|Roger Federer of Switzerland wipes his face during his quarter-final match against Gael Monfils of France at the French Open tennis tournament at the Roland Garros stadium in Paris May 31, 2011. (REUTERS/Regis Duvignau)
TORONTO -- It's rare that Roger Federer is an afterthought at any ATP event, let alone a Grand Slam.
But that's precisely the case for the world's No. 3 ranked player - who is outside the top two at a Slam for the first time since Wimbledon in 2003 - as he prepares to square off in a captivating battle against surging No. 2 Novak Djokovic in Friday's French Open semifinals.

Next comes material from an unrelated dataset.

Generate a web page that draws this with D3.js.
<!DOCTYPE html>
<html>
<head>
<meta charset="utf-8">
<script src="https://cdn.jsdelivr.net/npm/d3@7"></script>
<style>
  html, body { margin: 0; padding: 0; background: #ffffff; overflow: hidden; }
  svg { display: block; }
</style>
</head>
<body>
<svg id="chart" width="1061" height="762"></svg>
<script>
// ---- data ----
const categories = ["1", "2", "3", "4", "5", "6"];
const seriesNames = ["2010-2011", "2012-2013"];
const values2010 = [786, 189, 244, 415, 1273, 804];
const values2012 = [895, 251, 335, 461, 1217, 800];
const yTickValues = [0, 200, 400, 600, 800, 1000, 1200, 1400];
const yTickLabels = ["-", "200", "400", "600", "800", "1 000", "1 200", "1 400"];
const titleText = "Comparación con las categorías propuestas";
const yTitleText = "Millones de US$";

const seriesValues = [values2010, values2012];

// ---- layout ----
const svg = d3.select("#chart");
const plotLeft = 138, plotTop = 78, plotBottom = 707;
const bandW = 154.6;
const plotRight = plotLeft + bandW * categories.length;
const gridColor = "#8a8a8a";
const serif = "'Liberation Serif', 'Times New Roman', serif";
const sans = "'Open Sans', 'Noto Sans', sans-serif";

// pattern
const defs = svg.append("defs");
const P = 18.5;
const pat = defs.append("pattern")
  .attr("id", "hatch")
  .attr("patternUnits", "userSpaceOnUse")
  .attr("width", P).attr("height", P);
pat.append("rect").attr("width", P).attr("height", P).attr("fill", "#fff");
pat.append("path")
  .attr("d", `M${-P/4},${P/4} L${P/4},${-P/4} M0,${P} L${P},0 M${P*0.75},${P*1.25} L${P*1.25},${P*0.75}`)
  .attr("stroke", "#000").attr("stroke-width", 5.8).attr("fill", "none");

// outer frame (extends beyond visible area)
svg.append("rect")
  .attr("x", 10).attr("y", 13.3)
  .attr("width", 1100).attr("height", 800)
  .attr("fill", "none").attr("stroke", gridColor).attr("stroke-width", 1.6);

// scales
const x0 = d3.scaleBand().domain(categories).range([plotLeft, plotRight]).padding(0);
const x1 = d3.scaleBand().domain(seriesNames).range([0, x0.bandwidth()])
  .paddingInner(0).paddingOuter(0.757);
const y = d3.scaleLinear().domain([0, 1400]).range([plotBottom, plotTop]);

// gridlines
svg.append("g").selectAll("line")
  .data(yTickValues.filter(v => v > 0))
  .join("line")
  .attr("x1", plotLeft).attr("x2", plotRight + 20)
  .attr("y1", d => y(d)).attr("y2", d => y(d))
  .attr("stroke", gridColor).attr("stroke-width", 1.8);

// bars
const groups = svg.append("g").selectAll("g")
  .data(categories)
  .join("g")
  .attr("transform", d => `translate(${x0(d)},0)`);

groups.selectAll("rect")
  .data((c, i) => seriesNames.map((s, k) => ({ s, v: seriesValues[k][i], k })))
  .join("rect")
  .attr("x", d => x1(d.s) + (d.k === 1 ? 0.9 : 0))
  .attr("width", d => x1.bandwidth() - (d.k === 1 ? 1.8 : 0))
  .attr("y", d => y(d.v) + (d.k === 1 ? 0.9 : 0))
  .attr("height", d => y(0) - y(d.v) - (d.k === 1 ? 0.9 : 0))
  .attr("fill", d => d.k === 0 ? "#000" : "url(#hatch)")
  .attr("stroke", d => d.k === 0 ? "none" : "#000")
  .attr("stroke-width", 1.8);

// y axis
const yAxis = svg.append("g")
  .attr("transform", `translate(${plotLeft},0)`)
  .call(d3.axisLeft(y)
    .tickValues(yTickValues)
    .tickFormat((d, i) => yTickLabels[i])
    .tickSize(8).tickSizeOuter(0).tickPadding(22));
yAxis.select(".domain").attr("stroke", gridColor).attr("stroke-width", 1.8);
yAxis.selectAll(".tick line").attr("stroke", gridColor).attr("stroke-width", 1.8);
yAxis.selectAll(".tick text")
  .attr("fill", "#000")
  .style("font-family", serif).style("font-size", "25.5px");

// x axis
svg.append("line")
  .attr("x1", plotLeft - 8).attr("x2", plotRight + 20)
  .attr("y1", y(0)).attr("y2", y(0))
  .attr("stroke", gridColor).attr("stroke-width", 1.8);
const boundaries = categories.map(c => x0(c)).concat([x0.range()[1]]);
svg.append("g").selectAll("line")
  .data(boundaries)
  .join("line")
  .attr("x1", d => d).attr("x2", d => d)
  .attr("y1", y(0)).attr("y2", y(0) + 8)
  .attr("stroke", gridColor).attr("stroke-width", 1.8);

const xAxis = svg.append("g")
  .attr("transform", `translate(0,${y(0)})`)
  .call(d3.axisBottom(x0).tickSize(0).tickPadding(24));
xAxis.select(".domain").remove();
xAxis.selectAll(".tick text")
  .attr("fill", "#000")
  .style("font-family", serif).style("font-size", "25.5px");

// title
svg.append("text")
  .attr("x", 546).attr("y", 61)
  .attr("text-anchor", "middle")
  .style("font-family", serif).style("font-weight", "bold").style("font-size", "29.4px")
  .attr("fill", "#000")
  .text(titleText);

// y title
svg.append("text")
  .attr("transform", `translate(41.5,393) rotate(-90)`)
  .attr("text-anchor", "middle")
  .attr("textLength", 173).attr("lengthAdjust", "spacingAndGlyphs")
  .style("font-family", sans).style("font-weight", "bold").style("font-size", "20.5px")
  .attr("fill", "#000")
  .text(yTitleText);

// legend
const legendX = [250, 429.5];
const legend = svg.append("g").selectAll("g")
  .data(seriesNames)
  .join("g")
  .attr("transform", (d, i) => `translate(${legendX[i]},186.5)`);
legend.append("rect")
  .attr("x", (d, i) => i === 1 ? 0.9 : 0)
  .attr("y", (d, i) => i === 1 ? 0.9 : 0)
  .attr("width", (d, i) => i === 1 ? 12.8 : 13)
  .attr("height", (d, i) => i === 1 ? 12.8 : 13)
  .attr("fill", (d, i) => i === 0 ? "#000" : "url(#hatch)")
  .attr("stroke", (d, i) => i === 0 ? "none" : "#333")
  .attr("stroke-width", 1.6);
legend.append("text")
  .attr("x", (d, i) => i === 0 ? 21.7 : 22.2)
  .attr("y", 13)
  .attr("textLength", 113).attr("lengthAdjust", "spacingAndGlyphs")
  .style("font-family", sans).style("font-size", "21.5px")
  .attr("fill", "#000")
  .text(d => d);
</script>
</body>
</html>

Djokovic has won 42 straight matches in 2011, which is one short of John McEnroe's record of 43 to start a season and four behind Guillermo Vilas' all- time record of 46.
The 24-year-old also has beaten Federer three times this year - at the Australian Open, Dubai Tennis Championships and the BNP Paribas Open - conceding only one set to arguably the best player of all time.
If Djokovic continues his recent dominance of Federer on Friday, he will become the first player besides Federer and Rafael Nadal to be ranked No. 1 since Andy Roddick in 2004.
Federer knows the pressure that comes with being the best player in the world, but insists he's more focused on his game than preventing his opponent from reaching that illustrious plateau.
"It's not the driving force behind this match to be honest," he said following his quarterfinal victory over ninth-seeded Gael Monfils. "The plan is to get a step further and into the final at the French Open ... not to stop Novak.
"But I know he has a lot on the line. There's less at stake for me than him."
At 29, Federer is fast approaching the twilight of his career. It's unclear how many years of elite play he has left in the tank.
Pete Sampras won his last Grand Slam at 31, Andre Agassi at 32. With his efficient mastery of the court, it wouldn't be surprising to see Federer near the top for the next few years and continue to be a Slam threat early into his 30s like some of the greats before him.
He certainly hasn't shown his age at Roland Garros, rolling into the semis without losing a set and setting a record by reaching 28 straight Grand Slam quarterfinals.
While Djokovic has had Federer's number this year, it was the Swiss sensation who last toppled his Serbian counterpart in the semifinals of the 2010 Barclays ATP World Tour Finals in London. Overall, the two have met 22 times, with Federer holding a 13-9 advantage and 4-3 in Grand Slam events.
Friday's showdown will mark the first time the two have met on clay since Djokovic toppled Federer in the 2009 Rome Masters semifinals, but Federer isn't too concerned about facing his rival on the troublesome conditions at Roland Garros.
"This is obviously different, being on clay ... we'll have to see what the conditions are like on the day," he said. "I don't think you have to change a lot (to adapt to the surface), but I haven't played him on clay for a long time."
The road ahead is not going to be easy for Federer. If he derails Djokovic, he will face the winner of fourth-seeded Andy Murray and long-time adversary and five-time French Open champ Rafael Nadal on Sunday.